A single division you'll never notice, but if you use division in a loop, it can make a big difference if you can rewrite to avoid it. You'd have to measure to be sure though. There are so many factors that can affect performance.

Signed and unsigned integers have been a part of C and C++ for as long as I know. I can't imagine them ever not being a part of the language. There is actually both a "signed" and "unsigned" keyword, although signed is the default if not specified. An exception is that "char" technically defaults to neither, but will generally behave as one of the two, but which one is compiler dependent. If you want to be sure, you can explicitly specify signed or unsigned for char.

To make full use of the x86 flags register, and all the conditional jumps offered, you need a way of specifying signed or unsigned.
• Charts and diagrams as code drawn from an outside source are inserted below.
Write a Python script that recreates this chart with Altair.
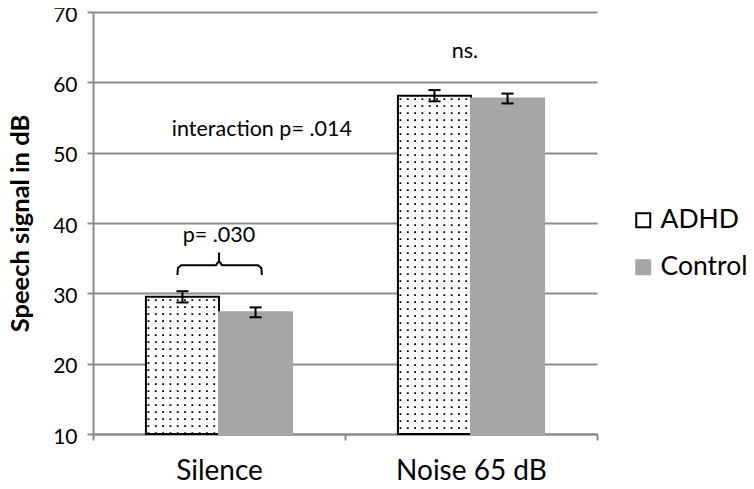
import altair as alt
import pandas as pd

# ---- data ----
conditions = ["Silence", "Noise 65 dB"]
groups = ["ADHD", "Control"]
adhd_mean = [29.5, 58.1]
control_mean = [27.3, 57.7]
adhd_err = [0.8, 0.8]
control_err = [0.7, 0.7]
y_ticks = [10, 20, 30, 40, 50, 60, 70]

annot_text = ["p= .030", "interaction p= .014", "ns."]
annot_x = [0.0, 0.17, 0.976]
annot_y = [38.1, 53.2, 64.35]

brace_x = [-0.165, -0.163, -0.150, -0.012, 0.0, 0.0, 0.0, 0.012, 0.155, 0.168, 0.170]
brace_y = [32.6, 33.6, 34.0, 34.0, 34.6, 35.8, 34.6, 34.0, 34.0, 33.6, 32.6]
brace_part = ["L", "L", "L", "L", "L", "L", "R", "R", "R", "R", "R"]

# ---- tables ----
rows = []
for i, c in enumerate(conditions):
    rows.append({"idx": i, "condition": c, "group": "ADHD", "mean": adhd_mean[i], "err": adhd_err[i]})
    rows.append({"idx": i, "condition": c, "group": "Control", "mean": control_mean[i], "err": control_err[i]})
bars_df = pd.DataFrame(rows)

BW = 0.29
tex_rows = []
for i in range(len(conditions)):
    for k in range(10):
        tex_rows.append({"idx": i, "k": k, "mean": adhd_mean[i]})
tex_df = pd.DataFrame(tex_rows)

annot_df = pd.DataFrame({"text": annot_text, "x": annot_x, "y": annot_y})
brace_df = pd.DataFrame({"x": brace_x, "y": brace_y, "part": brace_part,
                         "order": list(range(len(brace_x)))})

GRID = "#8c8c8c"
FONT = "Lato"

xscale = alt.Scale(domain=[-0.5, 1.5], nice=False, zero=False)
yscale = alt.Scale(domain=[10, 70], nice=False, zero=False)

xaxis = alt.Axis(
    title=None,
    values=[-0.5, 0, 0.5, 1, 1.5],
    labelExpr="datum.value == 0 ? 'Silence' : datum.value == 1 ? 'Noise 65 dB' : ''",
    grid=False, labelFont=FONT, labelFontSize=28, labelColor="black",
    labelPadding=17, tickSize=6, tickWidth=2,
    tickColor={"condition": {"test": "datum.value % 1 === 0", "value": "transparent"}, "value": GRID},
    domainColor=GRID, domainWidth=2, labelFlush=False,
)
yaxis = alt.Axis(
    values=y_ticks, title="Speech signal in dB",
    titleFont=FONT, titleFontSize=25.5, titleFontWeight="bold", titleColor="black",
    titlePadding=19,
    labelFont=FONT, labelFontSize=21, labelColor="black", labelPadding=10,
    labelOffset=3,
    tickSize=6, tickWidth=2, tickColor=GRID,
    domainColor=GRID, domainWidth=2,
    gridColor=GRID, gridWidth=2,
)

legend = alt.Legend(
    title=None, orient="none", legendX=537, legendY=195,
    symbolType="square", symbolSize=196, symbolStrokeWidth=2,
    labelFont=FONT, labelFontSize=26.5, labelColor="black",
    labelOffset=4, rowPadding=20,
)

base = alt.Chart(bars_df).transform_calculate(
    x0=f"datum.group == 'ADHD' ? datum.idx - {BW} : datum.idx",
).transform_calculate(
    x1=f"datum.x0 + {BW}",
    cx=f"datum.x0 + {BW / 2}",
    lo="datum.mean - datum.err",
    hi="datum.mean + datum.err",
)

bars = base.mark_bar(strokeWidth=2).encode(
    x=alt.X("x0:Q", scale=xscale, axis=xaxis),
    x2="x1:Q",
    y=alt.Y("mean:Q", scale=yscale, axis=yaxis),
    y2=alt.datum(10),
    fill=alt.Fill("group:N", scale=alt.Scale(domain=groups, range=["white", "#a6a6a6"]), legend=legend),
    stroke=alt.Stroke("group:N", scale=alt.Scale(domain=groups, range=["black", "#a6a6a6"]), legend=legend),
)

texture = alt.Chart(tex_df).transform_calculate(
    tx=f"datum.idx - {BW} + {BW} * (datum.k + 0.35) / 10",
    ty="datum.mean - 0.35",
).mark_rule(color="black", strokeWidth=1.8, strokeDash=[1.8, 5.2]).encode(
    x=alt.X("tx:Q", scale=xscale, axis=xaxis),
    y=alt.Y("ty:Q", scale=yscale, axis=yaxis),
    y2=alt.datum(10),
)

err_v = base.mark_rule(color="black", strokeWidth=2).encode(
    x=alt.X("cx:Q", scale=xscale, axis=xaxis),
    y=alt.Y("lo:Q", scale=yscale, axis=yaxis),
    y2="hi:Q",
)

caps = base.transform_fold(["lo", "hi"], as_=["end", "yv"]).transform_calculate(
    c0="datum.cx - 0.024", c1="datum.cx + 0.024",
).mark_rule(color="black", strokeWidth=2).encode(
    x=alt.X("c0:Q", scale=xscale, axis=xaxis),
    x2="c1:Q",
    y=alt.Y("yv:Q", scale=yscale, axis=yaxis),
)

texts = alt.Chart(annot_df).mark_text(
    font=FONT, fontSize=21.5, color="black", align="center", baseline="middle"
).encode(
    x=alt.X("x:Q", scale=xscale, axis=xaxis),
    y=alt.Y("y:Q", scale=yscale, axis=yaxis),
    text="text:N",
)

brace = alt.Chart(brace_df).mark_line(color="black", strokeWidth=2).encode(
    x=alt.X("x:Q", scale=xscale, axis=xaxis),
    y=alt.Y("y:Q", scale=yscale, axis=yaxis),
    detail="part:N",
    order="order:Q",
)

chart = alt.layer(bars, texture, err_v, caps, texts, brace).properties(
    width=504, height=422,
    autosize=alt.AutoSizeParams(type="none"),
    padding={"left": 85, "top": 4, "right": 149, "bottom": 47},
    background="white",
).configure_view(stroke=None)

chart.save("out.html", embed_options={"renderer": "svg", "actions": False})
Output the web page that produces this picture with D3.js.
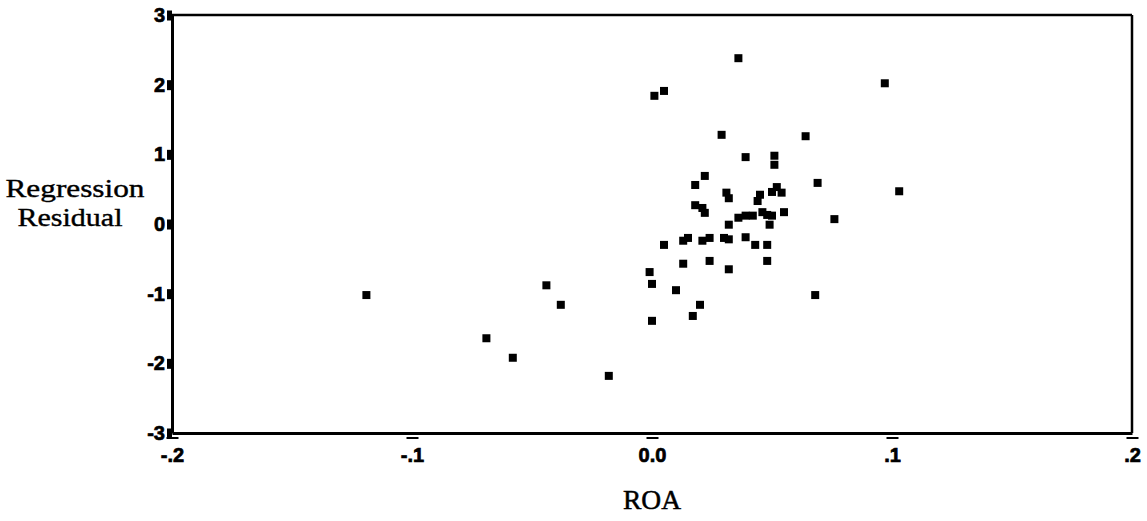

The flags are always set as if doing both signed and unsigned arithmetic simultaneously, but the conditional jumps must specify which flags they're checking. If you do a one byte compare of 0x80 and 0x00, which one is greater depends on your interpretation of the bits as either a signed number (0x80 = -128) of an unsigned number (0x80 = 128). Hence the compiler needs to know what flag to check for a comparison such as "if (a > 0)".

Note that the CMP (compare) instruction functions like SUB (subtract), except that it throws away the result of the subtraction after setting the flags. The main flags of interest for arithmetic comparisons are the Zero Flag, the Carry Flag, the Sign Flag, and the Overflow Flag. The Zero Flag is used to test for equality (a-b == 0). The Carry Flag is used for unsigned comparisons (a < b, or a > b). The Signed Flag is set to the high order bit, and so determines if a signed value is less than 0 (a < 0). The Overflow Flag is used for testing if two signed numbers produce a result with an unexpected sign (two positives adding to a negative, or two negatives adding to a positive). The Overflow Flag is used in conjunction with the Signed Flag to do signed comparisons (a < b, or a > b). Some conditional jump instructions test multiple flags at the same time, so you can check for <= or >= easily, whether the data represents signed or unsigned integers.